Offenbar war die Rechnung mal wieder ohne die Aufständischen gemacht. Die Strategie der Taliban war eine doppelte. Lokale Einheiten führen den Partisanenkrieg im Lande, der 2001 gestürzte Mullah Omar verstärkt seine Macht im pakistanischen Belutschistan und schickt Kommandoeinheiten aus. Ebenso aktiv ist das Haqqani-Netzwerk, das von Nord-Waziristan aus operiert. Allen Aufständischen, so zerstritten sie auch sind, arbeitet die Zeit zu. Daran ändert auch die Tatsache einer »zweiten Front« nichts, die die USA mit ihren Drohnenflügen gegen Pakistan aufgemacht haben. 2005 schickte man fünf solcher Raketen tragenden Roboter aus. 2010 waren es schon 117. Tendenz steigend.

Neue Stützpunkte für alte Geopolitik

Man wolle vermeiden, dass Afghanistan wieder zum Ruheraum islamistischer Terroristen werde. Das mag eine Denkrichtung westlicher Strategen sein. Für die USA kommt es aber vor allem darauf an, ihren Einfluss in der Region zu erhalten. Deshalb haben sie 2011 ein geheimes Sicherheitsabkommen mit der momentan noch agierenden Kabuler Regierung geschlossen. Gleichzeitig wird mit den Taliban und anderen Aufständischen verhandelt. Dabei ist klar, dass die sich keinesfalls einer präsidialen Marionette namens Karsai unterwerfen werden.

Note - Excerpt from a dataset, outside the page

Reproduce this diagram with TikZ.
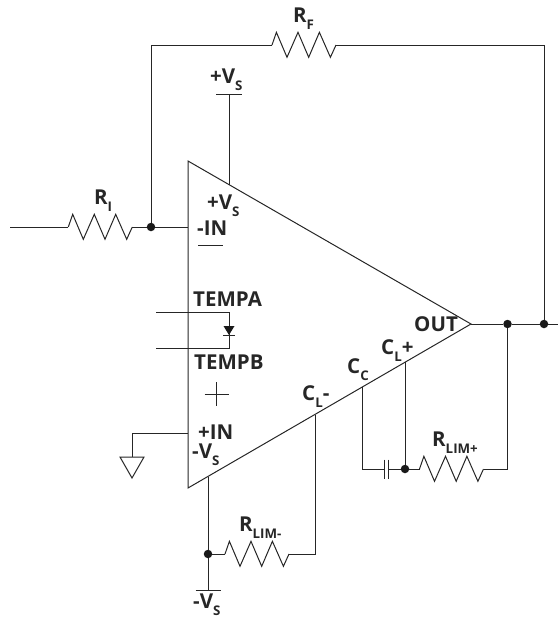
\documentclass[tikz,border=0pt]{standalone}
\usepackage{fontspec}
\setmainfont{Open Sans}
\usetikzlibrary{calc,positioning}
\newcommand{\sublab}[2]{#1\raisebox{-7pt}{\fontsize{13.3}{13.3}\selectfont #2}}
\tikzset{
	wire/.style={draw=black!85,line width=1pt},
	dot/.style={circle,fill=black!90,inner sep=0pt,minimum size=8.5pt},
	lab/.style={anchor=base west,inner sep=0pt,text=black!85,font=\fontsize{20.5}{20.5}\selectfont\bfseries},
	zigzag/.pic={
		\draw[wire] (0,0) -- (4.4,-12.7) -- (15,12.3) -- (26,-12.7) -- (36.7,12.3) -- (47.4,-12.7) -- (58.4,12.3) -- (64,0);
		\coordinate (-in) at (0,0);
		\coordinate (-out) at (64,0);
	}
}

\begin{document}
\begin{tikzpicture}[x=1pt,y=-1pt]
\useasboundingbox (0,0) rectangle (558,619);

% amplifier
\coordinate (ampt) at (188,161);
\coordinate (ampb) at (188,488);
\coordinate (ampo) at (471,324);
\draw[wire] (ampt) -- (ampo) -- (ampb) -- cycle;

% junctions
\node[dot] (nin) at (151,227) {};
\node[dot] (nout) at (507.5,324) {};
\node[dot] (nfb) at (544,324) {};
\node[dot] (nlimp) at (405,469) {};
\node[dot] (nlimm) at (208,554) {};

% resistors
\pic (ri) at (68.3,227) {zigzag};
\pic (rf) at (272,45) {zigzag};
\pic (rlimp) at (419.5,469) {zigzag};
\pic (rlimm) at (225,554) {zigzag};

% input and feedback
\coordinate (vin) at (10,227);
\coordinate (inm) at (188,227);
\coordinate (fbl) at (151,45);
\coordinate (fbr) at (544,45);
\coordinate (vout) at (558,324);
\draw[wire] (vin) -- (ri-in);
\draw[wire] (ri-out) -- (nin) -- (inm);
\draw[wire] (nin) -- (fbl) -- (rf-in);
\draw[wire] (rf-out) -- (fbr) -- (nfb);
\draw[wire] (ampo) -- (nout) -- (nfb) -- (vout);

% supplies
\coordinate (vsp) at (229,94);
\coordinate (vspin) at (229,184.6);
\coordinate (vsm) at (208,590);
\coordinate (vsmin) at (208,476.5);
\draw[wire] (vsp) -- (vspin);
\draw[wire] ($(vsp)+(-13,0)$) -- ($(vsp)+(13,0)$);
\draw[wire] (vsmin) -- (nlimm) -- (vsm);
\draw[wire] ($(vsm)+(-12.5,0)$) -- ($(vsm)+(12.5,0)$);

% current limit and compensation
\coordinate (clm) at (315,414.5);
\coordinate (clmb) at (315,554);
\coordinate (clp) at (405,362);
\coordinate (cc) at (362,387);
\coordinate (ccb) at (362,469);
\coordinate (capl) at (384,469);
\coordinate (capr) at (388.5,469);
\coordinate (outb) at (507.5,469);
\draw[wire] (nlimm) -- (rlimm-in);
\draw[wire] (rlimm-out) -- (clmb) -- (clm);
\draw[wire] (clp) -- (nlimp) -- (rlimp-in);
\draw[wire] (rlimp-out) -- (outb) -- (nout);
\draw[wire] (cc) -- (ccb) -- (capl);
\draw[wire] (capr) -- (nlimp);
\draw[wire] ($(capl)+(0,-9.5)$) -- ($(capl)+(0,9.5)$);
\draw[wire] ($(capr)+(0,-9.5)$) -- ($(capr)+(0,9.5)$);

% non inverting input and ground
\coordinate (inp) at (188,433);
\coordinate (gndc) at (132,433);
\coordinate (gndt) at (132,457);
\draw[wire] (inp) -- (gndc) -- (gndt);
\draw[wire] ($(gndt)+(-12,0)$) -- ($(gndt)+(12,0)$) -- ($(gndt)+(0,21)$) -- cycle;

% temperature diode
\coordinate (tempa) at (156,312);
\coordinate (tempb) at (156,348);
\coordinate (tempar) at (229,312);
\coordinate (tempbr) at (229,348);
\draw[wire] (tempa) -- (tempar) -- (tempbr) -- (tempb);
\fill[black!90] ($(tempar)+(-5.5,14)$) -- ($(tempar)+(5.5,14)$) -- ($(tempar)+(0,23)$) -- cycle;
\draw[wire] ($(tempar)+(-6,23)$) -- ($(tempar)+(6,23)$);

% polarity marks
\draw[wire,line width=0.6pt] (198,245) -- (223,245);
\draw[wire,line width=0.6pt] (204.5,394) -- (229,394);
\draw[wire,line width=0.6pt] (216.7,382) -- (216.7,406);

% labels
\node[lab] (lrf) at (293,22) {\sublab{R}{F}};
\node[lab] (lri) at (94,204) {\sublab{R}{I}};
\node[lab] (lvsp) at (210,83) {\sublab{+V}{S}};
\node[lab] (lvspin) at (207,209) {\sublab{+V}{S}};
\node[lab] (lim) at (197,235) {-IN};
\node[lab] (ltempa) at (193,306) {TEMPA};
\node[lab] (ltempb) at (194,369) {TEMPB};
\node[lab] (lip) at (198,439.5) {+IN};
\node[lab] (lvsmin) at (192,458) {\sublab{-V}{S}};
\node[lab] (lout) at (414,331) {OUT};
\node[lab] (lclp) at (381,354) {\sublab{C}{L}+};
\node[lab] (lcc) at (347,373) {\sublab{C}{C}};
\node[lab] (lclm) at (302,400) {\sublab{C}{L}-};
\node[lab] (lrlimp) at (432,446) {\sublab{R}{LIM+}};
\node[lab] (lrlimm) at (239,531) {\sublab{R}{LIM-}};
\node[lab] (lvsm) at (193,608.5) {\sublab{-V}{S}};

\end{tikzpicture}
\end{document}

Washington ist es letztlich egal, wer seinen Einfluss am Hindukusch duldet und dafür die Hand aufhält. Auch nach dem vereinbarten Abzugszeitpunkt 2014 werden die USA - mit geringeren Kräften - im Land bleiben. Zwei Stützpunkte will Washington halten: Shindand im Westen und Bagram im Osten. Beide waren schon wichtige Basen der Sowjetarmee. Shindand soll den Verlust der Stützpunkte in Irak ausgleichen. Die Zielrichtung ist klar, es ist Iran. Und von Bagram aus will man den weiter wachsenden Riesen China im Blick behalten. Experten halten es nicht für ausgeschlossen, dass man dafür auch von Bagram aus Kontakte zu eigentlich terroristischen Feinden, den Uiguren, aufnimmt, die im Reich der Mitte siedeln. Das erinnert fatal an die US-Unterstützung für Osama bin Laden, der im Kalten Krieg die Drecksarbeit gegen die Sowjetunion erledigen sollte.

Wer von Rückzug der NATO aus Afghanistan redet, sollte also nicht auf Frieden in der Region hoffen.